Quote, verbatim, all material below, without pictures.

Collected material:
▼▼▼

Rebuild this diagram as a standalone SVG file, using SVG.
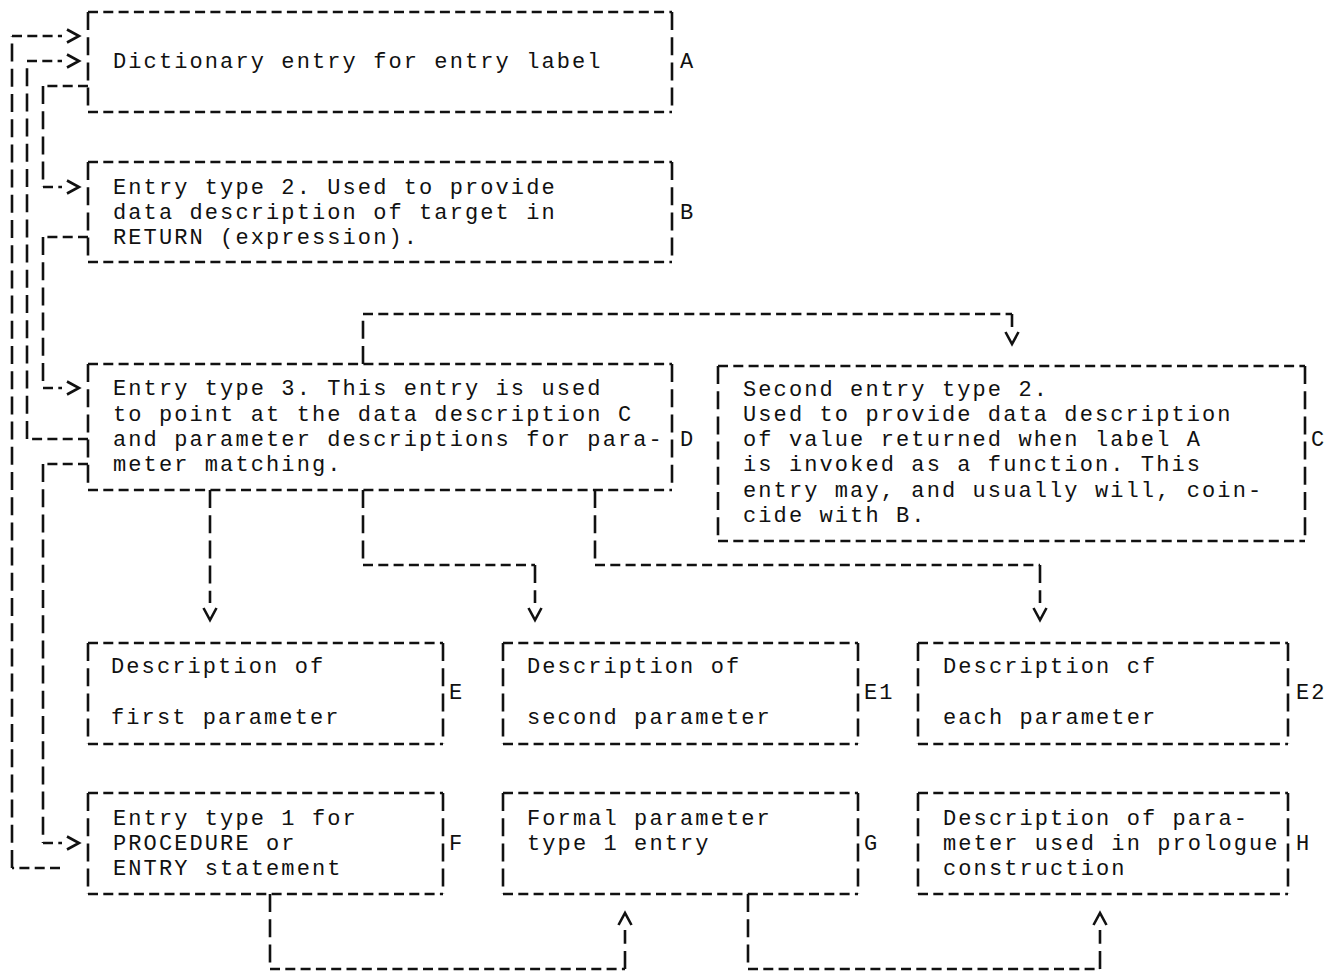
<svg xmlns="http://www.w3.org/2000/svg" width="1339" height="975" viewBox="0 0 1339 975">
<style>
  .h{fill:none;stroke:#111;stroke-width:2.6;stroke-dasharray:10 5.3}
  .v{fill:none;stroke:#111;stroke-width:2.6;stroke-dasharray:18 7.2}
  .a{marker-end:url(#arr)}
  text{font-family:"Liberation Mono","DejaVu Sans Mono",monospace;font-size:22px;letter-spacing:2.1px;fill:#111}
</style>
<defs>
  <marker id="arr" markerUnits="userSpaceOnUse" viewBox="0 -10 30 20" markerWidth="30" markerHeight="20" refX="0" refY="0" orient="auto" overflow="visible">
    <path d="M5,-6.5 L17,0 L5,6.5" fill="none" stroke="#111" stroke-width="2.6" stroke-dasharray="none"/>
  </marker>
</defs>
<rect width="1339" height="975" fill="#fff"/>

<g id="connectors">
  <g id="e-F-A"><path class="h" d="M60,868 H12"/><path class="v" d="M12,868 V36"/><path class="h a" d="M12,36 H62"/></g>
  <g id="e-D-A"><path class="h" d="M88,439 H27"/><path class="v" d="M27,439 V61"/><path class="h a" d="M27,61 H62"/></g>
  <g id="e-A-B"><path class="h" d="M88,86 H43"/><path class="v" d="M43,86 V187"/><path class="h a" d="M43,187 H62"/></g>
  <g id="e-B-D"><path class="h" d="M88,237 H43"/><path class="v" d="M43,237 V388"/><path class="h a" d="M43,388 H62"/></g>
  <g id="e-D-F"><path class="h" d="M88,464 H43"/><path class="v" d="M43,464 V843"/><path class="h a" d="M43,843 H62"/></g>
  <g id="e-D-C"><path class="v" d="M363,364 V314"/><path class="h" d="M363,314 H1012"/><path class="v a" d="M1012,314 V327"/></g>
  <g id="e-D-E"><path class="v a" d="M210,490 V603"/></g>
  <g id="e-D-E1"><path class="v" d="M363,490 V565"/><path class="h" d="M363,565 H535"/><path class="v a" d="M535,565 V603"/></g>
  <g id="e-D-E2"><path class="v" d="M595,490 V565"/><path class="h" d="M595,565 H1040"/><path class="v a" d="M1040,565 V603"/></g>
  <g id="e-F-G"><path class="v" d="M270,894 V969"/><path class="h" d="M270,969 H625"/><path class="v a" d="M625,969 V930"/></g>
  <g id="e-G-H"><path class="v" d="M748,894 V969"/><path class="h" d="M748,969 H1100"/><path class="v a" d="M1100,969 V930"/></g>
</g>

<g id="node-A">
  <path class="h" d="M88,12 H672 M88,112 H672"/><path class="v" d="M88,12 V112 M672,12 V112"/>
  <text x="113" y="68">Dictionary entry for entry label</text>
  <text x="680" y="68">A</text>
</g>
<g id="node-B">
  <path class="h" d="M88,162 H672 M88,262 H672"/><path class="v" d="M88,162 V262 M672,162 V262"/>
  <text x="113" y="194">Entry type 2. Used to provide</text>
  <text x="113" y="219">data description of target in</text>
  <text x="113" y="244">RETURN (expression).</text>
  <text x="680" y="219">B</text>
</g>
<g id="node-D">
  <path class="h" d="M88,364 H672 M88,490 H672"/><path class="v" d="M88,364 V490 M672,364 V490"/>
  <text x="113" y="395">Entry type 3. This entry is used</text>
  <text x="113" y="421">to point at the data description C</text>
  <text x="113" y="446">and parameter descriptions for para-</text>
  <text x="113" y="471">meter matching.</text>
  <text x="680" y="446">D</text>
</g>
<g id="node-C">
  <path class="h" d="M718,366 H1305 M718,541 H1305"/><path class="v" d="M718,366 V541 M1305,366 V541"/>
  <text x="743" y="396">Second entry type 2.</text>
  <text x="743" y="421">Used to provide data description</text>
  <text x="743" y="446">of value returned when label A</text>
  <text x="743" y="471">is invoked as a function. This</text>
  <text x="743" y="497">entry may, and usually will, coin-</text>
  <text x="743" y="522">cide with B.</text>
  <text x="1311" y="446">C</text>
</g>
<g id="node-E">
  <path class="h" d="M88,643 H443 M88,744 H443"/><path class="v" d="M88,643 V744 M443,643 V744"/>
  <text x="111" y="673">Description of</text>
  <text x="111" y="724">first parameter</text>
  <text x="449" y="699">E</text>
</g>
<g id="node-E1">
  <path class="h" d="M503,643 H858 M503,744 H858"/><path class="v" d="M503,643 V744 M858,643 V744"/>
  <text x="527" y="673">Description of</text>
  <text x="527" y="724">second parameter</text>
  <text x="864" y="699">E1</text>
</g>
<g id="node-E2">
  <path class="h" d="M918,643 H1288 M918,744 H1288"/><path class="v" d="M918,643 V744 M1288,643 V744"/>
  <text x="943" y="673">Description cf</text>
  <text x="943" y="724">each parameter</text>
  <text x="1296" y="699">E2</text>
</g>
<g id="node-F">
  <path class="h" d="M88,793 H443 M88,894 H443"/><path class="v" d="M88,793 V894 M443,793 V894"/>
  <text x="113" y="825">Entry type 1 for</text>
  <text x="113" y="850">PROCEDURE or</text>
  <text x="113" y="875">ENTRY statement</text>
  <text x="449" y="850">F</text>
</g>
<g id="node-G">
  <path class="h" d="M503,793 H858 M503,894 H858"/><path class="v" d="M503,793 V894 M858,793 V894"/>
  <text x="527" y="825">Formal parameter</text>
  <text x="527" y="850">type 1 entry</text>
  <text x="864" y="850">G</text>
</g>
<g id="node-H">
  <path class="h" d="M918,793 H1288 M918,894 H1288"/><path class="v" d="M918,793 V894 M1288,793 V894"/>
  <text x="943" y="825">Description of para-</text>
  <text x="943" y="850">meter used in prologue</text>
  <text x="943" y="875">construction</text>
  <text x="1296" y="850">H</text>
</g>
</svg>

▲▲▲

Reply:
Rebuild this diagram as a standalone SVG file, using SVG.
<svg xmlns="http://www.w3.org/2000/svg" width="1339" height="975" viewBox="0 0 1339 975">
<style>
  .h{fill:none;stroke:#111;stroke-width:2.6;stroke-dasharray:10 5.3}
  .v{fill:none;stroke:#111;stroke-width:2.6;stroke-dasharray:18 7.2}
  .a{marker-end:url(#arr)}
  text{font-family:"Liberation Mono","DejaVu Sans Mono",monospace;font-size:22px;letter-spacing:2.1px;fill:#111}
</style>
<defs>
  <marker id="arr" markerUnits="userSpaceOnUse" viewBox="0 -10 30 20" markerWidth="30" markerHeight="20" refX="0" refY="0" orient="auto" overflow="visible">
    <path d="M5,-6.5 L17,0 L5,6.5" fill="none" stroke="#111" stroke-width="2.6" stroke-dasharray="none"/>
  </marker>
</defs>
<rect width="1339" height="975" fill="#fff"/>

<g id="connectors">
  <g id="e-F-A"><path class="h" d="M60,868 H12"/><path class="v" d="M12,868 V36"/><path class="h a" d="M12,36 H62"/></g>
  <g id="e-D-A"><path class="h" d="M88,439 H27"/><path class="v" d="M27,439 V61"/><path class="h a" d="M27,61 H62"/></g>
  <g id="e-A-B"><path class="h" d="M88,86 H43"/><path class="v" d="M43,86 V187"/><path class="h a" d="M43,187 H62"/></g>
  <g id="e-B-D"><path class="h" d="M88,237 H43"/><path class="v" d="M43,237 V388"/><path class="h a" d="M43,388 H62"/></g>
  <g id="e-D-F"><path class="h" d="M88,464 H43"/><path class="v" d="M43,464 V843"/><path class="h a" d="M43,843 H62"/></g>
  <g id="e-D-C"><path class="v" d="M363,364 V314"/><path class="h" d="M363,314 H1012"/><path class="v a" d="M1012,314 V327"/></g>
  <g id="e-D-E"><path class="v a" d="M210,490 V603"/></g>
  <g id="e-D-E1"><path class="v" d="M363,490 V565"/><path class="h" d="M363,565 H535"/><path class="v a" d="M535,565 V603"/></g>
  <g id="e-D-E2"><path class="v" d="M595,490 V565"/><path class="h" d="M595,565 H1040"/><path class="v a" d="M1040,565 V603"/></g>
  <g id="e-F-G"><path class="v" d="M270,894 V969"/><path class="h" d="M270,969 H625"/><path class="v a" d="M625,969 V930"/></g>
  <g id="e-G-H"><path class="v" d="M748,894 V969"/><path class="h" d="M748,969 H1100"/><path class="v a" d="M1100,969 V930"/></g>
</g>

<g id="node-A">
  <path class="h" d="M88,12 H672 M88,112 H672"/><path class="v" d="M88,12 V112 M672,12 V112"/>
  <text x="113" y="68">Dictionary entry for entry label</text>
  <text x="680" y="68">A</text>
</g>
<g id="node-B">
  <path class="h" d="M88,162 H672 M88,262 H672"/><path class="v" d="M88,162 V262 M672,162 V262"/>
  <text x="113" y="194">Entry type 2. Used to provide</text>
  <text x="113" y="219">data description of target in</text>
  <text x="113" y="244">RETURN (expression).</text>
  <text x="680" y="219">B</text>
</g>
<g id="node-D">
  <path class="h" d="M88,364 H672 M88,490 H672"/><path class="v" d="M88,364 V490 M672,364 V490"/>
  <text x="113" y="395">Entry type 3. This entry is used</text>
  <text x="113" y="421">to point at the data description C</text>
  <text x="113" y="446">and parameter descriptions for para-</text>
  <text x="113" y="471">meter matching.</text>
  <text x="680" y="446">D</text>
</g>
<g id="node-C">
  <path class="h" d="M718,366 H1305 M718,541 H1305"/><path class="v" d="M718,366 V541 M1305,366 V541"/>
  <text x="743" y="396">Second entry type 2.</text>
  <text x="743" y="421">Used to provide data description</text>
  <text x="743" y="446">of value returned when label A</text>
  <text x="743" y="471">is invoked as a function. This</text>
  <text x="743" y="497">entry may, and usually will, coin-</text>
  <text x="743" y="522">cide with B.</text>
  <text x="1311" y="446">C</text>
</g>
<g id="node-E">
  <path class="h" d="M88,643 H443 M88,744 H443"/><path class="v" d="M88,643 V744 M443,643 V744"/>
  <text x="111" y="673">Description of</text>
  <text x="111" y="724">first parameter</text>
  <text x="449" y="699">E</text>
</g>
<g id="node-E1">
  <path class="h" d="M503,643 H858 M503,744 H858"/><path class="v" d="M503,643 V744 M858,643 V744"/>
  <text x="527" y="673">Description of</text>
  <text x="527" y="724">second parameter</text>
  <text x="864" y="699">E1</text>
</g>
<g id="node-E2">
  <path class="h" d="M918,643 H1288 M918,744 H1288"/><path class="v" d="M918,643 V744 M1288,643 V744"/>
  <text x="943" y="673">Description cf</text>
  <text x="943" y="724">each parameter</text>
  <text x="1296" y="699">E2</text>
</g>
<g id="node-F">
  <path class="h" d="M88,793 H443 M88,894 H443"/><path class="v" d="M88,793 V894 M443,793 V894"/>
  <text x="113" y="825">Entry type 1 for</text>
  <text x="113" y="850">PROCEDURE or</text>
  <text x="113" y="875">ENTRY statement</text>
  <text x="449" y="850">F</text>
</g>
<g id="node-G">
  <path class="h" d="M503,793 H858 M503,894 H858"/><path class="v" d="M503,793 V894 M858,793 V894"/>
  <text x="527" y="825">Formal parameter</text>
  <text x="527" y="850">type 1 entry</text>
  <text x="864" y="850">G</text>
</g>
<g id="node-H">
  <path class="h" d="M918,793 H1288 M918,894 H1288"/><path class="v" d="M918,793 V894 M1288,793 V894"/>
  <text x="943" y="825">Description of para-</text>
  <text x="943" y="850">meter used in prologue</text>
  <text x="943" y="875">construction</text>
  <text x="1296" y="850">H</text>
</g>
</svg>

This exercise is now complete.